Off the team go to fight through the labyrinth of the underworld to rescue Zeus, and then back to the surface to defeat Kronos and his armies of hell.   Overall  Wrath is a better film than Clash but that’s because Clash wash a low bar to improve on.  The main issue I had with Wrath was that there was no characterisation and it felt that we were being led through a check list of Greek myths as they tried to get as many as possible in to one movie. The plot in Clash is less crowded with one main plot and linked sub-plots. The story still feels rushed with no time for characterisation but not as badly as the first movie.  The Zeus-Hades subplot helps to build the characters a little at least.

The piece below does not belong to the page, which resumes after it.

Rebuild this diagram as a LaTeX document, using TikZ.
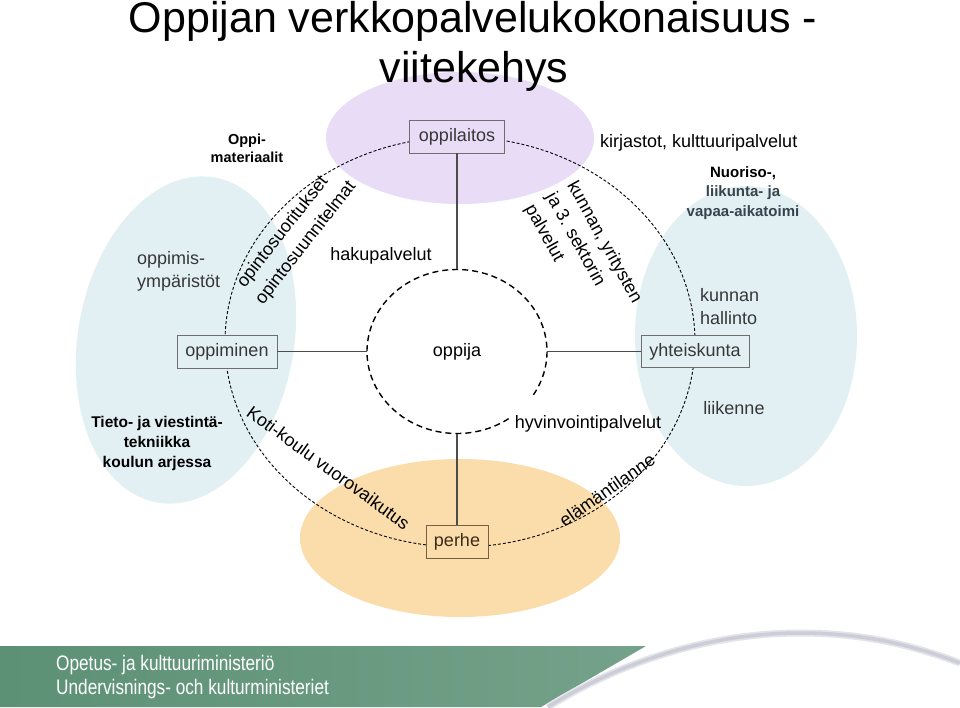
\documentclass[tikz,border=0pt]{standalone}
\usepackage{fontspec}
\setmainfont{Liberation Sans}
\newfontfamily\narrowfont[FakeStretch=0.82]{Liberation Sans}
\usetikzlibrary{shapes.geometric}
\definecolor{lav}{RGB}{232,220,246}
\definecolor{lblue}{RGB}{226,240,243}
\definecolor{peach}{RGB}{251,221,172}
\definecolor{okmgreen}{RGB}{92,145,117}
\definecolor{txtgrey}{RGB}{55,55,55}
\definecolor{tealgrey}{RGB}{55,68,78}
\definecolor{boxline}{RGB}{110,110,110}
\definecolor{brownline}{RGB}{120,95,65}
\definecolor{swoosh}{RGB}{205,205,216}
\begin{document}
\begin{tikzpicture}[x=1pt,y=-1pt,
  lbl/.style={inner sep=0pt, font=\fontsize{18}{23}\selectfont},
  blbl/.style={inner sep=0pt, align=center},
  boxn/.style={draw=boxline, line width=0.8pt, minimum height=33pt, inner sep=0pt,
    font=\fontsize{18}{22}\selectfont, text=txtgrey},
  conn/.style={draw=black!70, line width=1.3pt},
  outerdash/.style={line width=0.9pt, dash pattern=on 3pt off 2pt},
  innerdash/.style={line width=1.4pt, dash pattern=on 6pt off 4pt},
  titlefont/.style={inner sep=0pt, font=\fontsize{43}{50}\selectfont},
  okmtext/.style={inner sep=0pt, anchor=west, text=white, font=\narrowfont\fontsize{21}{24}\selectfont},
]
\useasboundingbox (0,0) rectangle (960,707);
\fill[white] (0,0) rectangle (960,707);

% background blobs
\fill[lav] (460,138) ellipse [x radius=134, y radius=66];
\fill[lblue, rotate around={-10:(186,340)}] (186,340) ellipse [x radius=108, y radius=165];
\fill[lblue] (746,336) ellipse [x radius=111, y radius=150];
\fill[peach] (460,538) ellipse [x radius=160, y radius=79];

% title
\node[titlefont, anchor=base] (title1) at (473,32) {Oppijan verkkopalvelukokonaisuus -};
\node[titlefont, anchor=base] (title2) at (474,82) {viitekehys};

% outer dashed ring
\draw[outerdash] (460,342) ellipse [x radius=235, y radius=205];

% inner circle (learner)
\node[ellipse, minimum width=180pt, minimum height=164pt, inner sep=0pt, lbl] (oppija) at (457,351.5) {oppija};
\draw[innerdash] (457,351.5) ++(55:90 and 82) arc[start angle=55, end angle=394.5, x radius=90, y radius=82];

% boxes
\node[boxn, fill=lav, minimum width=95pt] (oppilaitos) at (457,136.5) {oppilaitos};
\node[boxn, fill=lblue, minimum width=100pt] (oppiminen) at (227,351.5) {oppiminen};
\node[boxn, fill=lblue, minimum width=108pt, minimum height=32pt] (yhteiskunta) at (695,351.5) {yhteiskunta};
\node[boxn, fill=peach, draw=brownline, text={rgb,255:red,60;green,45;blue,25}, minimum width=62pt] (perhe) at (457,541.5) {perhe};

% connectors
\draw[conn] (oppilaitos.south) -- (oppija.north);
\draw[conn] (oppiminen.east) -- (oppija.west);
\draw[conn] (oppija.east) -- (yhteiskunta.west);
\draw[conn] (oppija.south) -- (perhe.north);

% labels
\node[blbl, font=\fontsize{14.5}{18}\selectfont\bfseries] (oppimat) at (247,148) {Oppi-\\materiaalit};
\node[lbl, anchor=west] (kirjastot) at (600,143) {kirjastot, kulttuuripalvelut};
\node[blbl, font=\fontsize{15}{19.5}\selectfont\bfseries] (nuoriso) at (743,193)
  {Nuoriso-,\\\textcolor{tealgrey}{liikunta- ja}\\\textcolor{tealgrey}{vapaa-aikatoimi}};
\node[lbl, align=left, anchor=west, text=txtgrey] (ymparistot) at (137,271) {oppimis-\\ympäristöt};
\node[lbl, rotate=52] (suoritukset) at (283,232) {opintosuoritukset};
\node[lbl, rotate=52] (suunnitelmat) at (306,243) {opintosuunnitelmat};
\node[lbl] (haku) at (381,256) {hakupalvelut};
\node[lbl, align=left, rotate=-61, font=\fontsize{18}{24}\selectfont] (kunnanpalv) at (583,254)
  {kunnan, yritysten\\ja 3. sektorin\\palvelut};
\node[lbl, align=left, anchor=west, text=txtgrey] (hallinto) at (700,307) {kunnan\\hallinto};
\node[lbl, text=txtgrey] (liikenne) at (734,408) {liikenne};
\node[lbl] (hyvinvointi) at (588,424) {hyvinvointipalvelut};
\node[blbl, font=\fontsize{15.5}{20}\selectfont\bfseries] (tvt) at (157,443)
  {Tieto- ja viestintä-\\tekniikka\\koulun arjessa};
\node[lbl, rotate=-36] (kotikoulu) at (328.5,467.5) {Koti-koulu vuorovaikutus};
\node[lbl, rotate=35] (elamantilanne) at (607,490) {elämäntilanne};

% bottom banner
\shade[left color=okmgreen, right color=okmgreen!85!white] (0,646) -- (646,646) -- (541,707) -- (0,707) -- cycle;
\draw[swoosh!55, line width=7pt] (548,707) .. controls (610,668) and (700,633) .. (800,633)
  .. controls (870,633) and (920,648) .. (960,663);
\draw[swoosh, line width=3.5pt] (548,707) .. controls (610,668) and (700,633) .. (800,633)
  .. controls (870,633) and (920,648) .. (960,663);
\node[okmtext] (okm1) at (56,665) {Opetus- ja kulttuuriministeriö};
\node[okmtext] (okm2) at (56,689) {Undervisnings- och kulturministeriet};
\end{tikzpicture}
\end{document}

The Action sequences are improved with some of the open field battles working quite well, that said the sequence in the Labyrinth with the minator was almost claustrophobic. Sam Worthington is one of those actors I have not quite mad up my mind on.  I almost prefer him in roles like Texas Killing Fields (2011), he is still a bit wooden here but it is an improvement.  If there is a third will I go see it? Yes.  Wrath is an improvement on the first.  Of course changing director with Jonathan  Liebesman, (Battle Los Angeles, 2011) replacing Louis Leterrier (The Transporter, 2002) would have had some impact, but not  much.

Overall it could have taken time to work on character development more and tried to fit perhaps a little less in.

Rating 5.5/10, will pass a wet afternoon.